The mere fact that a responding party has a claim on another contract, or arising under other mutual dealings, against the party seeking to enforce its adjudication decision, was not itself sufficient to defeat enforcement. It would depend on the size of the claim. Here there was a small claim of £40k on another project. That was not enough. The “real battleground” here was whether there was a real risk that the summary enforcement of an adjudication decision would deprive the paying party of its right to have recourse to that claim as security for its cross-claim. 

JDC sought to rely upon what was said to be a draft letter of credit from HJ’s bankers, and an ATE policy. Mr Justice Fraser said that the primary concern, when considering whether there was a real risk that summary enforcement of the adjudicator’s decision would deprive the paying party of security for its cross-claim, was recovery of the sum paid by way of satisfying the adjudicator's decision. A secondary concern was the costs incurred in winning the money back. Both of these concerns could, in theory at least, be met by appropriate safeguards. 

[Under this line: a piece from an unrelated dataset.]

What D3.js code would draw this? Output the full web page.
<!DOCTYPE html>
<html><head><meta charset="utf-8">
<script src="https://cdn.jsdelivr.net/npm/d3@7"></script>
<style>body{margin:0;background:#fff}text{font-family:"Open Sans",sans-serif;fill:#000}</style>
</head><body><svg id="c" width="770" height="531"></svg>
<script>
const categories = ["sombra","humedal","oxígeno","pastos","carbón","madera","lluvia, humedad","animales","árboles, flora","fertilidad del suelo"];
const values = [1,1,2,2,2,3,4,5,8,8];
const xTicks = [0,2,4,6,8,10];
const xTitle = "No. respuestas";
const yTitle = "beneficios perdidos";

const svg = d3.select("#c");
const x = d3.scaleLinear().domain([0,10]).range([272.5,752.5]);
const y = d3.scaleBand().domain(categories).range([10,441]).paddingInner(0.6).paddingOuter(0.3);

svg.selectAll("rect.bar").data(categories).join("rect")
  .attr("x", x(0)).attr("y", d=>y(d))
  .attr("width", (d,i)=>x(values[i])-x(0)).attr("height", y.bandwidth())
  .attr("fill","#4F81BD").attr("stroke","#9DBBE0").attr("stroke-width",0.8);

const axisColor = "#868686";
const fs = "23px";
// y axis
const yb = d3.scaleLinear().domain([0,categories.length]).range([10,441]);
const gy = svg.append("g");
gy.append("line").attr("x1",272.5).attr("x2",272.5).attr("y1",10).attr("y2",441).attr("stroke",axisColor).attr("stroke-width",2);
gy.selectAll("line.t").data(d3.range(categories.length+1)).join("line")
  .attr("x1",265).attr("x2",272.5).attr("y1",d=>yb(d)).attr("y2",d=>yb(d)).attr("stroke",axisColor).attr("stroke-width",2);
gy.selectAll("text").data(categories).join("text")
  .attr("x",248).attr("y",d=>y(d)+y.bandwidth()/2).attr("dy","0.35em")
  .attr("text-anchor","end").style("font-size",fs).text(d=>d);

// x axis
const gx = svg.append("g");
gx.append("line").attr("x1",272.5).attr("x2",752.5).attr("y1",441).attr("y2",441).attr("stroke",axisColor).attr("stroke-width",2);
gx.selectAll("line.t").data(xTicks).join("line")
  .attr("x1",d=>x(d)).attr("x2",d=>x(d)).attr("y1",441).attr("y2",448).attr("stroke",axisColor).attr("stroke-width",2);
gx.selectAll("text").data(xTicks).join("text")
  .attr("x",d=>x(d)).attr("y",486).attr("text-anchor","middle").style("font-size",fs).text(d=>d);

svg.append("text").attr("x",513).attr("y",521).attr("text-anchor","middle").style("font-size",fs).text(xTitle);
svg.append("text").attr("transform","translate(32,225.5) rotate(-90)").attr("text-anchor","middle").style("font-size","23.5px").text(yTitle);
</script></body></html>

Here, no undertakings at all were offered from the liquidators. No ring-fencing was available, so no security was offered by the liquidators in any respect. JDC relied upon security from HJ which was said to provide “reasonable assurances” to Erith that, should it successfully overturn the adjudicator's decision in later proceedings, JDC would be able to (i) repay the capital sum and (ii) meet any adverse costs orders.

This security was said to be by way of letter of credit, and an ATE insurance policy. The former was to deal with recovery of the sum awarded in the adjudication; the latter was to deal with the litigation costs. Erith relied upon the agreements that JDC and the liquidators had with HJ under which HJ retained at least 55% of the sums recovered including any costs recovery. This prima facie would contravene Regulation 4 of the Damages Based Agreements Regulations 2013 and hence be unenforceable. 

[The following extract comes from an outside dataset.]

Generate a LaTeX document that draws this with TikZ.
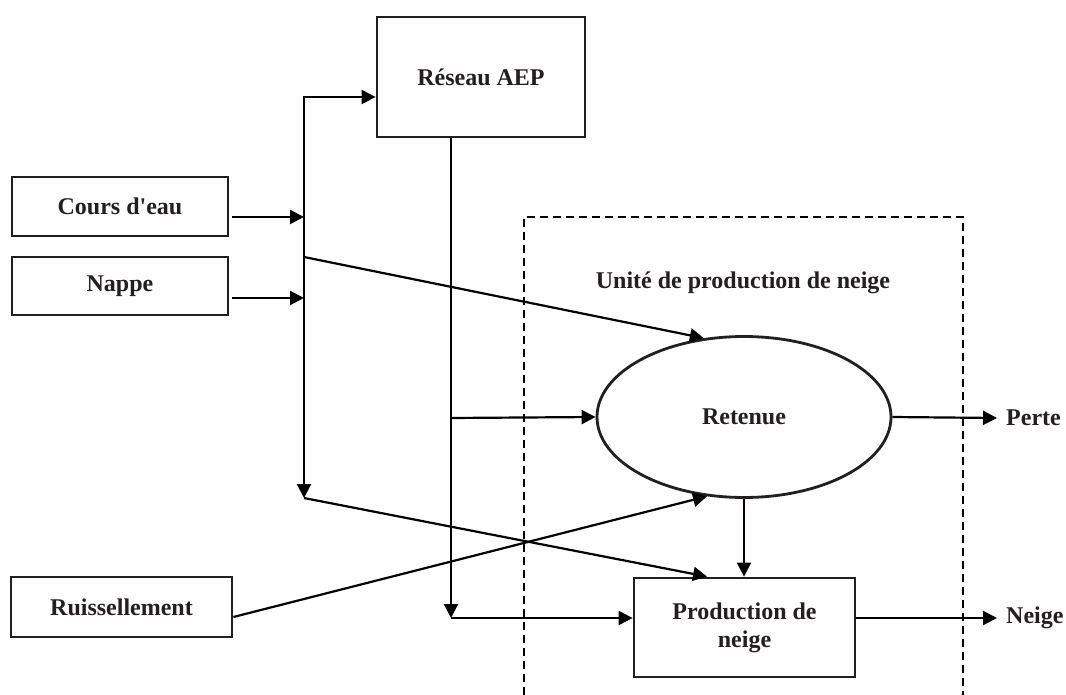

For the Judge, it was the quality of the security that was of central importance. Here, there was no letter of credit available. Instead there was “a so-called letter of intent” from HJ’s bankers. This led to a number of difficulties. For example, the bank’s letter required the whole judgment sum to be paid to HJ when about 45% of that belonged to the liquidator. There was no evidence of the bank’s own detailed conditions for granting letters of credit, which HJ would have to satisfy. JDC were effectively accepting that no security was available but also saying that HJ would provide it. But HJ said it would only provide it if Erith paid over the money, and even then, all HJ could do was promise to apply for it. 

This did not equate to any safeguard that sought to place Erith in a similar position to the one which it would be in were JDC solvent. The Judge then turned to the security said to be available in respect of Erith’s costs. Here, the ATE cover available was not sufficient. Again, it would not place Erith in a similar position to that which it would occupy were JDC solvent. 

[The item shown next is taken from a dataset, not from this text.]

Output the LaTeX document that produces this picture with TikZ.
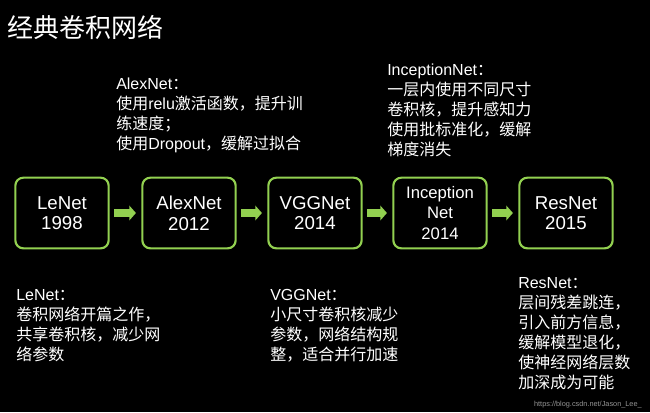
\documentclass[tikz,border=0pt]{standalone}
\usepackage{fontspec}
\setmainfont{Noto Sans CJK SC}
\newfontfamily\arial{Liberation Sans}
\usetikzlibrary{arrows.meta}
\definecolor{lvse}{RGB}{146,208,80}
\definecolor{huise}{RGB}{150,150,150}

\begin{document}
\begin{tikzpicture}[x=0.75pt,y=-0.75pt,
    wangluo/.style={draw=lvse,line width=1.6pt,rounded corners=6pt,fill=black,
        minimum width=70pt,minimum height=53pt,inner sep=0pt,align=center,
        text=white,font=\arial\fontsize{14}{15.5}\selectfont},
    shuoming/.style={anchor=north west,align=left,inner sep=0pt,text=white,
        font=\fontsize{12}{15}\selectfont},
    jiantou/.style={draw=lvse,line width=6pt,-{Triangle[length=5pt,width=11pt]},
        shorten <=3.4pt,shorten >=4pt}]

    % 绘制背景
    \fill[black] (0,0) rectangle (650,412);
    \useasboundingbox (0,0) rectangle (650,412);

    % 绘制标题
    \node[anchor=west,inner sep=0pt,text=white,font=\fontsize{19.5}{20}\selectfont] (biaoti) at (7,27) {经典卷积网络};

    % 绘制各个网络
    \node[wangluo] (lenet) at (62,213) {LeNet\\1998};
    \node[wangluo] (alexnet) at (189,213) {AlexNet\\2012};
    \node[wangluo] (vggnet) at (315,213) {VGGNet\\2014};
    \node[wangluo,font=\arial\fontsize{12.5}{15.5}\selectfont] (inception) at (440,213) {Inception\\Net\\2014};
    \node[wangluo] (resnet) at (566,213) {ResNet\\2015};

    % 绘制箭头
    \draw[jiantou] (lenet) -- (alexnet);
    \draw[jiantou] (alexnet) -- (vggnet);
    \draw[jiantou] (vggnet) -- (inception);
    \draw[jiantou] (inception) -- (resnet);

    % 绘制说明文字
    \node[shuoming] (alexnet-txt) at (116,78) {{\arial AlexNet}：\\使用{\arial relu}激活函数，提升训\\练速度；\\使用{\arial Dropout}，缓解过拟合};
    \node[shuoming] (inception-txt) at (387,64) {{\arial InceptionNet}：\\一层内使用不同尺寸\\卷积核，提升感知力\\使用批标准化，缓解\\梯度消失};
    \node[shuoming] (lenet-txt) at (16,289) {{\arial LeNet}：\\卷积网络开篇之作，\\共享卷积核，减少网\\络参数};
    \node[shuoming] (vggnet-txt) at (270,289) {{\arial VGGNet}：\\小尺寸卷积核减少\\参数，网络结构规\\整，适合并行加速};
    \node[shuoming] (resnet-txt) at (518,277) {{\arial ResNet}：\\层间残差跳连，\\引入前方信息，\\缓解模型退化，\\使神经网络层数\\加深成为可能};

    % 水印
    \node[anchor=east,inner sep=0pt,text=huise,font=\arial\fontsize{5.5}{6}\selectfont] (shuiyin) at (642,405) {https://blog.csdn.net/Jason\_Lee\_};

\end{tikzpicture}
\end{document}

The result of this was that the security available (or which was said to be potentially available, were the judgment sum to be paid to HJ) was insufficient and the summary enforcement application was refused. 

The Judge stressed that this did not mean that no company in liquidation could ever enforce an adjudicator’s decision in its favour. Liquidators may offer appropriate undertakings, such as to ring-fence any enforcement proceeds. These would be powerful points in a claimant’s favour on an enforcement application. There were also a variety of different methods and models available to liquidators. Simply because one party to a construction contract is in liquidation, this does not entitle the other party to that contract to a windfall. The enforcement here fell on its own facts.